In any case, the large extent of burning in the Tree Cover class in 2010 revealed by the results of this study is potentially a startling discovery and warrants further investigation. It needs to be remembered that the MODIS active fire analysis revealed 2010 to be less severe fire year than 2005 in the Amazon biome. Therefore, the large extent of fire-induced forest degradation in 2010 may be a result of the degrading effects of the ever spreading and intensifying anthropogenic activities in the Amazon forests causing increased fire susceptibility (Cochrane 2003; Matricardi et al. 2010). This may be leading to an increasing extent of burned forest in the Amazon causing subsequent degradation with potentially serious consequences (Brando et al. 2014). Regardless of the reduction of deforestation, recent analysis has revealed continuing expansion of agricultural areas and associated land use changes (Macedo et al. 2012), potentially increasing pressure on forest areas. It has been shown that reduction of deforestation rates does not necessarily lead to reduction in forest fire activity in the Amazonia (Aragão and Shimabukuro 2010; Morton et al. 2013).
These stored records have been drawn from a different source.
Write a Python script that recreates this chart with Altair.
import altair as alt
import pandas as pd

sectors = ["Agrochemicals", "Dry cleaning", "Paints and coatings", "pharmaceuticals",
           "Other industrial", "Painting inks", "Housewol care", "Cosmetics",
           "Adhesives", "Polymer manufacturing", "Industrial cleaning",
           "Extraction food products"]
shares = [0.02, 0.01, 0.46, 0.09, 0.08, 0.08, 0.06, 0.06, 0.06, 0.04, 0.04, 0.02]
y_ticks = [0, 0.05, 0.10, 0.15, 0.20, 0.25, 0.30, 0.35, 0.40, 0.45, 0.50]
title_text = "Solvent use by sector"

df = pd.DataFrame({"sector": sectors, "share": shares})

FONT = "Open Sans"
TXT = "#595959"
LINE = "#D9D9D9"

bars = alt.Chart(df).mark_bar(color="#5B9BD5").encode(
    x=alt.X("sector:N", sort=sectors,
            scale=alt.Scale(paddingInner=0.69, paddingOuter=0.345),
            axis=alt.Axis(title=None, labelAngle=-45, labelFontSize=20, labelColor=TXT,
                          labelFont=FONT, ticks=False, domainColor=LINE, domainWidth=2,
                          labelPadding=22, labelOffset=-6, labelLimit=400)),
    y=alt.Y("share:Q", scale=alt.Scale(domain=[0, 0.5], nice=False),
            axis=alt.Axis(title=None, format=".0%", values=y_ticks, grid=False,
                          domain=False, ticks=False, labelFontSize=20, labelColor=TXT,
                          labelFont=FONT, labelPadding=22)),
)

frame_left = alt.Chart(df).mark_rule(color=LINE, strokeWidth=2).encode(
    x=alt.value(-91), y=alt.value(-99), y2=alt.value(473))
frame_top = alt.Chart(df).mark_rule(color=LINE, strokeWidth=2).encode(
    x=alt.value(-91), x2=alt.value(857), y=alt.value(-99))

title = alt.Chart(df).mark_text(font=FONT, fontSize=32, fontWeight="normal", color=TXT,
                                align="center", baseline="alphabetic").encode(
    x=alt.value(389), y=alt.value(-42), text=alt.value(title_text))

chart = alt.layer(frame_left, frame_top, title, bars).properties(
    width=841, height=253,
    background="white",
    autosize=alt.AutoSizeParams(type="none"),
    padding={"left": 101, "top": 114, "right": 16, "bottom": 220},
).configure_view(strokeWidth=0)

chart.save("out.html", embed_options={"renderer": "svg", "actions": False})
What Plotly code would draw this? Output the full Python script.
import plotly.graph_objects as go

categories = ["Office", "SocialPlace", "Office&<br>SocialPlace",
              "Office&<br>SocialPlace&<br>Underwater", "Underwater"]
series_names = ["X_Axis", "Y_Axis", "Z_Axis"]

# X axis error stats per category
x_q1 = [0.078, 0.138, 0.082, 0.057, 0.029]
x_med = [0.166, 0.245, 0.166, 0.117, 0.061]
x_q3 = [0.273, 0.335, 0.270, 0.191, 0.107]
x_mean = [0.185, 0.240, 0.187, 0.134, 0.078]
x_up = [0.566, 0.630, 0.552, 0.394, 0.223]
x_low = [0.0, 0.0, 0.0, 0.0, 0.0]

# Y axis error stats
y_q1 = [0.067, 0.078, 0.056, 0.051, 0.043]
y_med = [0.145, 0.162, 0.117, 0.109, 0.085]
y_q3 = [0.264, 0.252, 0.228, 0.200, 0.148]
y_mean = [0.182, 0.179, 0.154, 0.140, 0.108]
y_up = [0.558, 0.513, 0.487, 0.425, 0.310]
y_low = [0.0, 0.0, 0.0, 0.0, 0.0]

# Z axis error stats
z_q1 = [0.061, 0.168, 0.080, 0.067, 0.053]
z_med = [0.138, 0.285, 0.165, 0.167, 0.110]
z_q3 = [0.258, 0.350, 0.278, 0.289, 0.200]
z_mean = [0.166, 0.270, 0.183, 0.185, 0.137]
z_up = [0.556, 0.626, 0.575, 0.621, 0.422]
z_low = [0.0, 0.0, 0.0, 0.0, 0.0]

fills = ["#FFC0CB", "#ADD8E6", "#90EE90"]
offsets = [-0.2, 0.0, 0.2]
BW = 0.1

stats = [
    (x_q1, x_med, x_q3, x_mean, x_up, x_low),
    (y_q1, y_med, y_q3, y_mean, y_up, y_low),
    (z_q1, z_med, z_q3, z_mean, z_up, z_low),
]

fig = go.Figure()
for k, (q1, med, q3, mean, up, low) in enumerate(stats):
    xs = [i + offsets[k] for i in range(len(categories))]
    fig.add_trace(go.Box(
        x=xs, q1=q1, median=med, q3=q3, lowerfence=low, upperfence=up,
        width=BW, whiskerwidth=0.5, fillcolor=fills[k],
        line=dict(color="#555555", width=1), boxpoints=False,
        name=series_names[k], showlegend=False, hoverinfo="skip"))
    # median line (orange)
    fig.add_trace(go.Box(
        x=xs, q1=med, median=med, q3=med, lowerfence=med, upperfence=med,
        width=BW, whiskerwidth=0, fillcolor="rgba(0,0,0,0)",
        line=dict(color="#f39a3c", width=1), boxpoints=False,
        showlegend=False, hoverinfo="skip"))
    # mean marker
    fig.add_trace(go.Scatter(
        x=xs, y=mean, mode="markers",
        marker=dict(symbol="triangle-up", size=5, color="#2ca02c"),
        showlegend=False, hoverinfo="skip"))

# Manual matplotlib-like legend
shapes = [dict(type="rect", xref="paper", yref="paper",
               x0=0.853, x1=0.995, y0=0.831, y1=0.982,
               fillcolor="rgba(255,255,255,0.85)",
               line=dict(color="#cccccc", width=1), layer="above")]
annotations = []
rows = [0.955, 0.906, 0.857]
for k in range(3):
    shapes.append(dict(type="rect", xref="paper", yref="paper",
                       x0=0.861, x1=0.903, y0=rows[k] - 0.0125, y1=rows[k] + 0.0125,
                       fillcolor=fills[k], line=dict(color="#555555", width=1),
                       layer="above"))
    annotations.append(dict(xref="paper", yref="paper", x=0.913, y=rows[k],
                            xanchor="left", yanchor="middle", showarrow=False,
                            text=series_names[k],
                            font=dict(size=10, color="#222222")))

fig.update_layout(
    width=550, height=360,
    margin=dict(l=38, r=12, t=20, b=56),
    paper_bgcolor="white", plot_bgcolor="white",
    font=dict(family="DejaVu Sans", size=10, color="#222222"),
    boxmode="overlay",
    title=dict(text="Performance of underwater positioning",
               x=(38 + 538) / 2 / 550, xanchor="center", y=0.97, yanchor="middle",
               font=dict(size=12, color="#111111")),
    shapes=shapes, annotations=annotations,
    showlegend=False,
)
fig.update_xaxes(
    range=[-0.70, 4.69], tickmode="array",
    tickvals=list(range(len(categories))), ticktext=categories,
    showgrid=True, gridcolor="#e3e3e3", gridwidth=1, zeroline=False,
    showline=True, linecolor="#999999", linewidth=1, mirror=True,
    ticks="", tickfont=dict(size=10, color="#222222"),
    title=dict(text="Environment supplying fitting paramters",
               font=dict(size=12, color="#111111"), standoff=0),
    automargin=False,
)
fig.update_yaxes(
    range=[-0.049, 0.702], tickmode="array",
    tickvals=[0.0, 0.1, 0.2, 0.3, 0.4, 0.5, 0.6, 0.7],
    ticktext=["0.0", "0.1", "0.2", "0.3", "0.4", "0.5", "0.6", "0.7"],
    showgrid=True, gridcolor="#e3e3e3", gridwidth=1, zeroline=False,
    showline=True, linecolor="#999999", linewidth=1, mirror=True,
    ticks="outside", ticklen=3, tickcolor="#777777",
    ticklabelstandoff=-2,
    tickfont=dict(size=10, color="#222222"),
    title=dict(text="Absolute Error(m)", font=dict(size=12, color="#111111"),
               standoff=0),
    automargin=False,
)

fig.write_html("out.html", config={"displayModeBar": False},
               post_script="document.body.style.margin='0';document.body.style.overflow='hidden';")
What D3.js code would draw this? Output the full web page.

The findings of this study may indicate that the forests of Mato Grosso could be becoming increasingly vulnerable to fire. Climatic and ecological conditions throughout the Brazilian Amazon enable similar development, putting millions of square kilometres of humid tropical forest potentially in danger of increased fire activity and subsequent degradation over the next decades. This would not only jeopardise the biodiversity in Amazonian forests, but it could have a fundamental effect on the amount of carbon stored in the region. Extensive human induced fire activity in the Amazonian forests could compromise the efficacy of emission reduction policies, such as activities related to Reducing Emissions from Deforestation and Degradation (REDD+) in framework of UNFCCC (United Nations Framework Convention on Climate Change) (Aragão and Shimabukuro 2010; Barlow et al. 2012). This emphasise the importance of actions to prevent forest fires to be taken most urgently and advocate inclusion of forest fire mapping into carbon accounting initiatives.